Tachycardia-induced cardiomyopathy should be suspected in patients with structural heart disease and heart failure who suffer from chronic or frequently recurring tachyarrhythmias. A tachycardiomyopathy should be always considered in patients with Idiopathic” dilated cardiomyopathy. Grogan et al. [20] reported 10 patients with atrial fibrillation and severe LV dysfunction, initially believed to have idiopathic dilated cardiomyopathy with secondary atrial fibrillation. After a mean follow-up of 30 months, improvement occurred in all patients after control of heart rate with antiarrhythmic drug therapy and/or DC cardioversion. Noninvasive imaging techniques, such as echocardiography or radionuclide ventriculography, usually show left and right ventricular dilatation and systolic dysfunction. Right ventricular biopsy studies revealed nonspecific findings of varying degrees of cellular hypertrophy and interstitial fibrosis consistent with a nonspecific cardiomyopathy [17, 21].

Treatment

Heart rate normalization, either by rate or rhythm control, is the cornerstone of therapy. This usually results in increase in ejection fraction, reduction in end-systolic and end-diastolic volumes and improvement of both symptoms and exercise tolerance [16, 21–25].

Regardless of the therapeutic approach used, control of the heart rate in patients with chronic supraventricular or ventricular tachycardia has often resulted in a significant improvement of the ventricular function [20, 23, 24, 26, 27]. The best means to achieve heart rate control vary depending on the type of arrhythmia. These may include antiarrhythmic drug therapy, external DC cardioversion, radiofrequency catheter ablation, pacemaker therapy or insertion of an implantable cardioverter defibrillator.

Prognosis

Reduction of ventricular rate, either by restoration of sinus rhythm or by slowing the AV conduction, is followed by a slow resolution of the cardiomyopathy [24].
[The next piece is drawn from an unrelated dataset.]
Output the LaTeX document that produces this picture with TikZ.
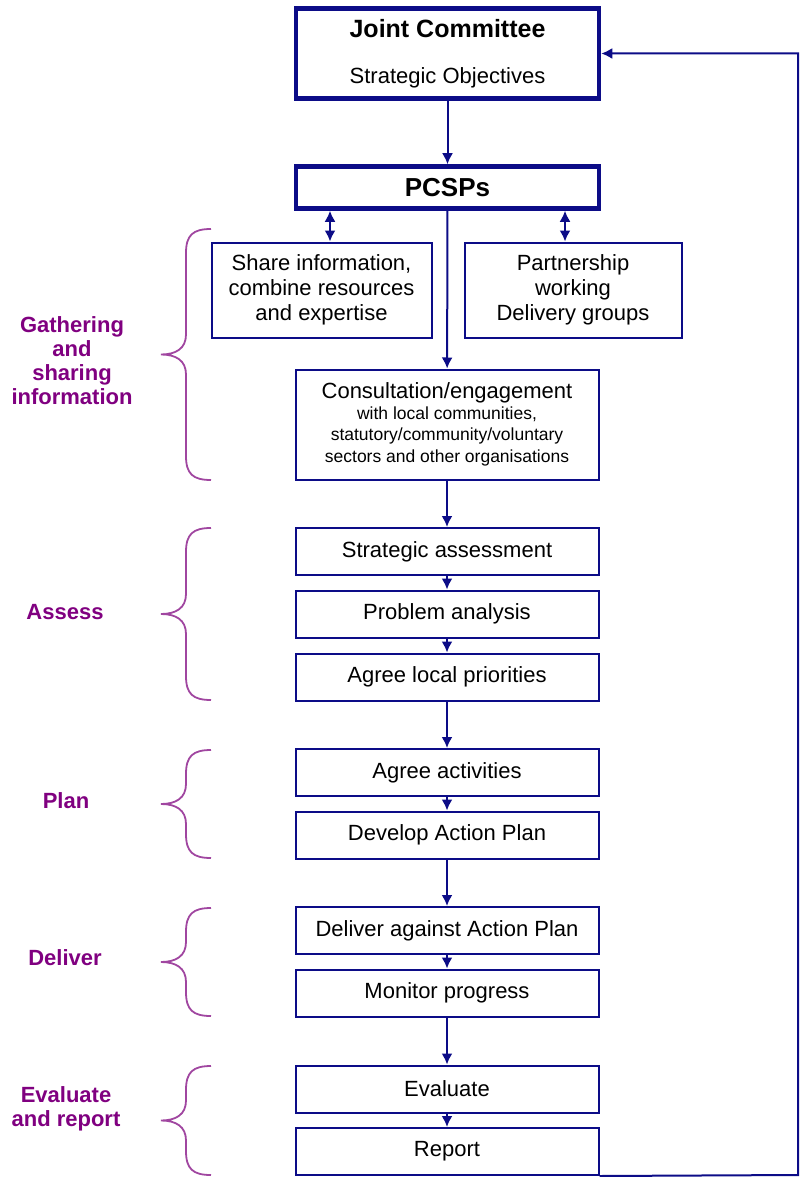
\documentclass[tikz,border=0pt]{standalone}
\usepackage{fontspec}
\setmainfont{Liberation Sans}
\usetikzlibrary{arrows.meta}
\definecolor{boxblue}{RGB}{12,12,135}
\definecolor{bracepurple}{RGB}{160,70,160}
\definecolor{labelpurple}{RGB}{128,0,128}
% curly bracket from y=#1 down to y=#2
\newcommand{\stagebrace}[2]{%
  \draw[bracket] (211,#1) .. controls (193,#1) and (186,{#1+6}) .. (186,{#1+24})
    -- (186,{(#1+#2)/2-20}) .. controls (186,{(#1+#2)/2-6}) and (176,{(#1+#2)/2}) .. (161,{(#1+#2)/2})
    .. controls (176,{(#1+#2)/2}) and (186,{(#1+#2)/2+6}) .. (186,{(#1+#2)/2+20})
    -- (186,{#2-24}) .. controls (186,{#2-6}) and (193,#2) .. (211,#2);}
\newcommand{\smalltext}{\fontsize{17.5}{21}\selectfont}

\begin{document}
\begin{tikzpicture}[x=1pt,y=-1pt,
    box/.style={draw=boxblue, line width=2pt, minimum width=303pt, minimum height=47pt,
      inner sep=0pt, align=center, font=\fontsize{22}{25}\selectfont},
    mainbox/.style={box, line width=4.5pt},
    flow/.style={draw=boxblue, line width=2pt, -{Latex[length=11pt,width=11pt]}},
    twoway/.style={flow, {Latex[length=11pt,width=11pt]}-{Latex[length=11pt,width=11pt]}},
    stage/.style={text=labelpurple, align=center, font=\bfseries\fontsize{22}{24}\selectfont},
    bracket/.style={draw=bracepurple, line width=1.8pt}]
  \useasboundingbox (0,0) rectangle (800,1177);

  \node [mainbox, minimum height=90pt] (jc) at (447.5,53.5)
    {{\bfseries\fontsize{25}{28}\selectfont Joint Committee}\\[21pt]Strategic Objectives};
  \node [mainbox, minimum height=42pt] (pcsp) at (447.5,187.5)
    {\bfseries\fontsize{26}{28}\selectfont PCSPs};
  \node [box, minimum width=220pt, minimum height=95pt] (share) at (321.5,290)
    {Share information,\\combine resources\\and expertise};
  \node [box, minimum width=217pt, minimum height=95pt] (partner) at (573,290)
    {Partnership\\working\\Delivery groups};
  \node [box, minimum height=110pt] (consult) at (447,424.5)
    {Consultation/engagement\\[-4pt]\smalltext with local communities,\\[-4pt]\smalltext statutory/community/voluntary\\[-3pt]\smalltext sectors and other organisations};
  \node [box] (sassess) at (447,551.5) {Strategic assessment};
  \node [box] (problem) at (447,614) {Problem analysis};
  \node [box] (priorities) at (447,677) {Agree local priorities};
  \node [box] (activities) at (447,772.5) {Agree activities};
  \node [box] (actionplan) at (447,835) {Develop Action Plan};
  \node [box] (deliver) at (447,930.5) {Deliver against Action Plan};
  \node [box] (monitor) at (447,993) {Monitor progress};
  \node [box] (evaluate) at (447,1089) {Evaluate};
  \node [box] (report) at (447,1151.5) {Report};

  \draw [flow] (jc) -- (pcsp);
  \draw [twoway] ([xshift=8.5pt]share.north) -- ([xshift=8.5pt]share.north |- pcsp.south);
  \draw [twoway] ([xshift=-8pt]partner.north) -- ([xshift=-8pt]partner.north |- pcsp.south);
  \draw [flow] (pcsp) -- (consult);
  \draw [flow] (consult) -- (sassess);
  \draw [flow] (sassess) -- (problem);
  \draw [flow] (problem) -- (priorities);
  \draw [flow] (priorities) -- (activities);
  \draw [flow] (activities) -- (actionplan);
  \draw [flow] (actionplan) -- (deliver);
  \draw [flow] (deliver) -- (monitor);
  \draw [flow] (monitor) -- (evaluate);
  \draw [flow] (evaluate) -- (report);
  \coordinate (loop) at (798,1175);
  \draw [flow] (report.south east) -- (loop) |- (jc.east);

  \stagebrace{229}{480}
  \stagebrace{528}{700}
  \stagebrace{750}{858}
  \stagebrace{908}{1016}
  \stagebrace{1066}{1175}

  \node [stage] (lgather) at (72,361) {Gathering\\and\\sharing\\information};
  \node [stage] (lassess) at (65,612) {Assess};
  \node [stage] (lplan) at (66,801) {Plan};
  \node [stage] (ldeliver) at (65,958) {Deliver};
  \node [stage] (leval) at (66,1109) {Evaluate\\and report};
\end{tikzpicture}
\end{document}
The recovery of ventricular function after termination of or control of the tachyarrhythmia is extremely variable. Recovery may be complete, partial, or totally absent [17, 21, 24]. The greatest improvement in left ventricular function generally occurs after 1 month of termination or control of tachyarrhythmia. This is followed by a slower improvement that reaches its maximum after 6–8months [20].

The gradual time course of recovery of left ventricular function after conversion to sinus rhythm or heart rate control, resembles the time course of recovery of left ventricular dysfunction in hibernating myocardium after revascularization and may take up to 1 year [17, 24, 28]. The recovery of left ventricular function is substantially greater in patients with more profoundly depressed left ventricular function at initial evaluation [26].

Conclusion

Tachycardiomyopathy is a rare but potentially curable form of dilated cardiomyopathy. It should be considered in all patients whose systolic dysfunction is diagnosed subsequent to or concomitant with atrial fibrillation or chronic tachyarrhythmia.